BEGIN Material provided

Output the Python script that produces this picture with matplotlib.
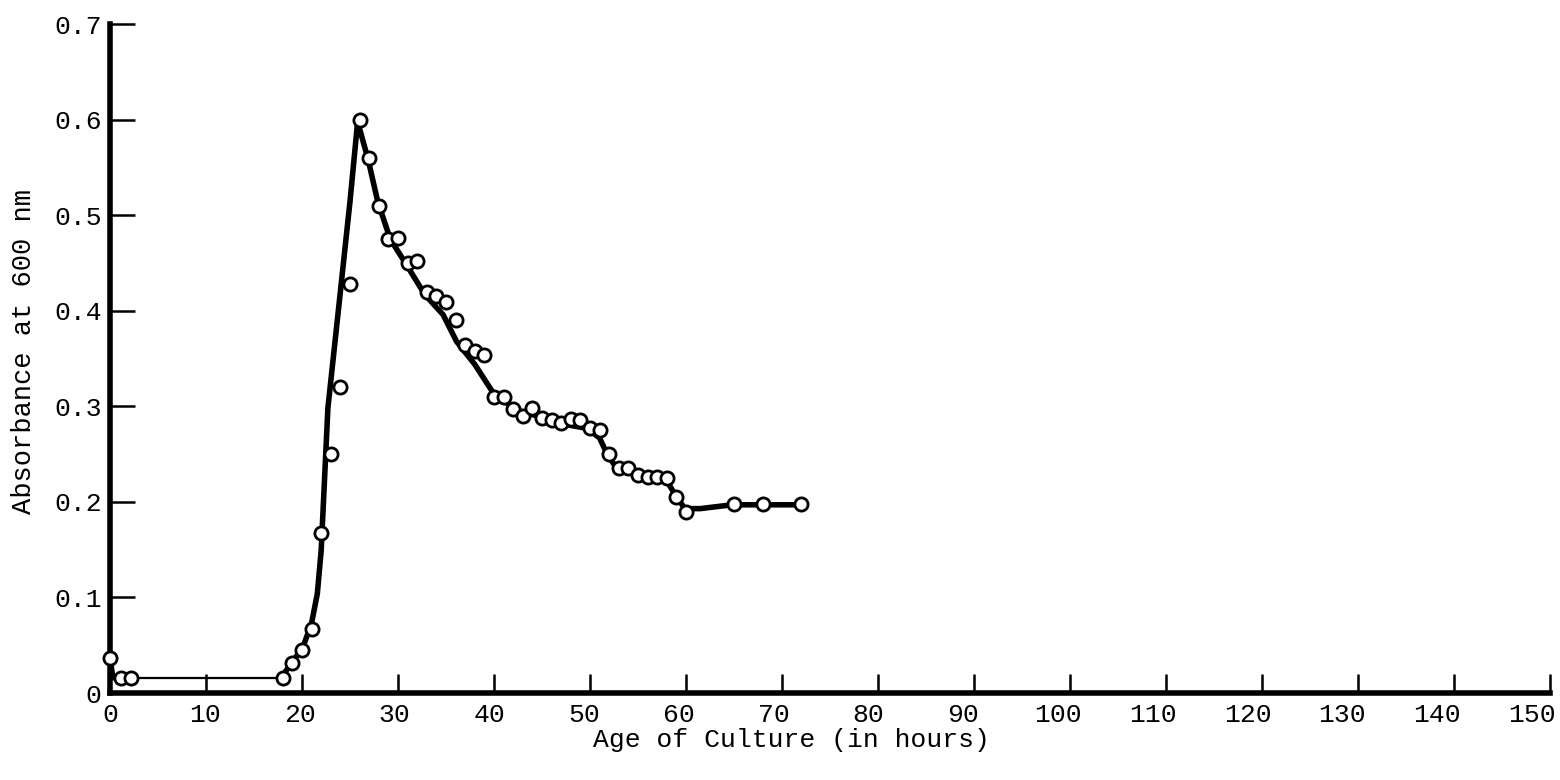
import matplotlib.pyplot as plt
import matplotlib.transforms as mtransforms

# measured points (hours, absorbance)
hours = [0, 1.1, 2.2, 18, 19, 20, 21, 22, 23, 24, 25, 26, 27, 28, 29, 30, 31, 32,
         33, 34, 35, 36, 37, 38, 39, 40, 41, 42, 43, 44, 45, 46, 47, 48, 49, 50,
         51, 52, 53, 54, 55, 56, 57, 58, 59, 60, 65, 68, 72]
absorb = [0.037, 0.016, 0.016, 0.016, 0.031, 0.045, 0.067, 0.167, 0.25, 0.32, 0.428,
          0.6, 0.56, 0.51, 0.475, 0.476, 0.45, 0.452, 0.42, 0.415, 0.409, 0.39,
          0.364, 0.358, 0.354, 0.31, 0.31, 0.297, 0.29, 0.298, 0.288, 0.286, 0.283,
          0.287, 0.286, 0.277, 0.275, 0.25, 0.235, 0.235, 0.228, 0.226, 0.226,
          0.225, 0.205, 0.189, 0.198, 0.198, 0.198]

# hand drawn curve
curve_x = [0, 0.3, 1.5]
curve_y = [0.037, 0.016, 0.016]
flat_x = [1.5, 18]
flat_y = [0.016, 0.016]
rise_x = [17.9, 19.1, 20.1, 21.0, 21.6, 22.0, 22.7, 24.0, 25.0, 25.8, 26.9, 27.9,
          29.2, 30.9, 32.8, 34.7, 36.1, 38.0, 39.8, 40.6, 42.7, 44.5, 46.9, 49.7,
          51.0, 51.8, 52.8, 54.5, 58.0, 59.1, 59.9, 61.5, 64.8, 71.9]
rise_y = [0.017, 0.034, 0.048, 0.073, 0.104, 0.149, 0.298, 0.42, 0.514, 0.598,
          0.558, 0.514, 0.475, 0.448, 0.417, 0.396, 0.368, 0.344, 0.316, 0.308,
          0.295, 0.29, 0.282, 0.277, 0.267, 0.25, 0.235, 0.229, 0.222, 0.204,
          0.193, 0.193, 0.197, 0.197]

xticks = list(range(0, 151, 10))
yticks = [0, 0.1, 0.2, 0.3, 0.4, 0.5, 0.6, 0.7]
ylabels = ["0", "0.1", "0.2", "0.3", "0.4", "0.5", "0.6", "0.7"]

plt.rcParams['font.family'] = ['Liberation Mono', 'DejaVu Sans Mono']

fig = plt.figure(figsize=(15.6, 7.8), dpi=100)
ax = fig.add_axes([0.0705, 0.1115, 0.923, 0.8575])

ax.plot(curve_x, curve_y, color='black', lw=4, solid_capstyle='round', zorder=2)
ax.plot(flat_x, flat_y, color='black', lw=1.6, zorder=2)
ax.plot(rise_x, rise_y, color='black', lw=4, solid_capstyle='round',
        solid_joinstyle='round', zorder=2)
ax.plot(hours, absorb, linestyle='none', marker='o', markersize=9.5,
        markerfacecolor='white', markeredgecolor='black', markeredgewidth=2.0,
        zorder=3, clip_on=False)

ax.set_xlim(0, 150)
ax.set_ylim(0, 0.7)
ax.set_xticks(xticks)
ax.set_xticklabels([str(t) for t in xticks])
ax.set_yticks(yticks)
ax.set_yticklabels(ylabels)

for s in ['top', 'right']:
    ax.spines[s].set_visible(False)
for s in ['left', 'bottom']:
    ax.spines[s].set_linewidth(4)

ax.tick_params(axis='x', direction='in', length=14, width=1.8, labelsize=19, pad=7)
ax.tick_params(axis='y', direction='in', length=18, width=1.8, labelsize=19, pad=6)

# typed labels drift a little left of their ticks towards the right end
for t, lab in zip(xticks, ax.get_xticklabels()):
    off = mtransforms.ScaledTranslation(-0.12 * t / 100, 0, fig.dpi_scale_trans)
    lab.set_transform(lab.get_transform() + off)

ax.set_xlabel('Age of Culture (in hours)', fontsize=19)
ax.xaxis.set_label_coords(0.4736, -0.053)
ax.set_ylabel('Absorbance at 600 nm', fontsize=19.5)
ax.yaxis.set_label_coords(-0.0505, 0.51)

fig.savefig('out.png', dpi=100)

END Material provided

**Set problem:**
Reproduce the data word for word, excluding its pictures.

**Task answer:**
Output the Python script that produces this picture with matplotlib.
import matplotlib.pyplot as plt
import matplotlib.transforms as mtransforms

# measured points (hours, absorbance)
hours = [0, 1.1, 2.2, 18, 19, 20, 21, 22, 23, 24, 25, 26, 27, 28, 29, 30, 31, 32,
         33, 34, 35, 36, 37, 38, 39, 40, 41, 42, 43, 44, 45, 46, 47, 48, 49, 50,
         51, 52, 53, 54, 55, 56, 57, 58, 59, 60, 65, 68, 72]
absorb = [0.037, 0.016, 0.016, 0.016, 0.031, 0.045, 0.067, 0.167, 0.25, 0.32, 0.428,
          0.6, 0.56, 0.51, 0.475, 0.476, 0.45, 0.452, 0.42, 0.415, 0.409, 0.39,
          0.364, 0.358, 0.354, 0.31, 0.31, 0.297, 0.29, 0.298, 0.288, 0.286, 0.283,
          0.287, 0.286, 0.277, 0.275, 0.25, 0.235, 0.235, 0.228, 0.226, 0.226,
          0.225, 0.205, 0.189, 0.198, 0.198, 0.198]

# hand drawn curve
curve_x = [0, 0.3, 1.5]
curve_y = [0.037, 0.016, 0.016]
flat_x = [1.5, 18]
flat_y = [0.016, 0.016]
rise_x = [17.9, 19.1, 20.1, 21.0, 21.6, 22.0, 22.7, 24.0, 25.0, 25.8, 26.9, 27.9,
          29.2, 30.9, 32.8, 34.7, 36.1, 38.0, 39.8, 40.6, 42.7, 44.5, 46.9, 49.7,
          51.0, 51.8, 52.8, 54.5, 58.0, 59.1, 59.9, 61.5, 64.8, 71.9]
rise_y = [0.017, 0.034, 0.048, 0.073, 0.104, 0.149, 0.298, 0.42, 0.514, 0.598,
          0.558, 0.514, 0.475, 0.448, 0.417, 0.396, 0.368, 0.344, 0.316, 0.308,
          0.295, 0.29, 0.282, 0.277, 0.267, 0.25, 0.235, 0.229, 0.222, 0.204,
          0.193, 0.193, 0.197, 0.197]

xticks = list(range(0, 151, 10))
yticks = [0, 0.1, 0.2, 0.3, 0.4, 0.5, 0.6, 0.7]
ylabels = ["0", "0.1", "0.2", "0.3", "0.4", "0.5", "0.6", "0.7"]

plt.rcParams['font.family'] = ['Liberation Mono', 'DejaVu Sans Mono']

fig = plt.figure(figsize=(15.6, 7.8), dpi=100)
ax = fig.add_axes([0.0705, 0.1115, 0.923, 0.8575])

ax.plot(curve_x, curve_y, color='black', lw=4, solid_capstyle='round', zorder=2)
ax.plot(flat_x, flat_y, color='black', lw=1.6, zorder=2)
ax.plot(rise_x, rise_y, color='black', lw=4, solid_capstyle='round',
        solid_joinstyle='round', zorder=2)
ax.plot(hours, absorb, linestyle='none', marker='o', markersize=9.5,
        markerfacecolor='white', markeredgecolor='black', markeredgewidth=2.0,
        zorder=3, clip_on=False)

ax.set_xlim(0, 150)
ax.set_ylim(0, 0.7)
ax.set_xticks(xticks)
ax.set_xticklabels([str(t) for t in xticks])
ax.set_yticks(yticks)
ax.set_yticklabels(ylabels)

for s in ['top', 'right']:
    ax.spines[s].set_visible(False)
for s in ['left', 'bottom']:
    ax.spines[s].set_linewidth(4)

ax.tick_params(axis='x', direction='in', length=14, width=1.8, labelsize=19, pad=7)
ax.tick_params(axis='y', direction='in', length=18, width=1.8, labelsize=19, pad=6)

# typed labels drift a little left of their ticks towards the right end
for t, lab in zip(xticks, ax.get_xticklabels()):
    off = mtransforms.ScaledTranslation(-0.12 * t / 100, 0, fig.dpi_scale_trans)
    lab.set_transform(lab.get_transform() + off)

ax.set_xlabel('Age of Culture (in hours)', fontsize=19)
ax.xaxis.set_label_coords(0.4736, -0.053)
ax.set_ylabel('Absorbance at 600 nm', fontsize=19.5)
ax.yaxis.set_label_coords(-0.0505, 0.51)

fig.savefig('out.png', dpi=100)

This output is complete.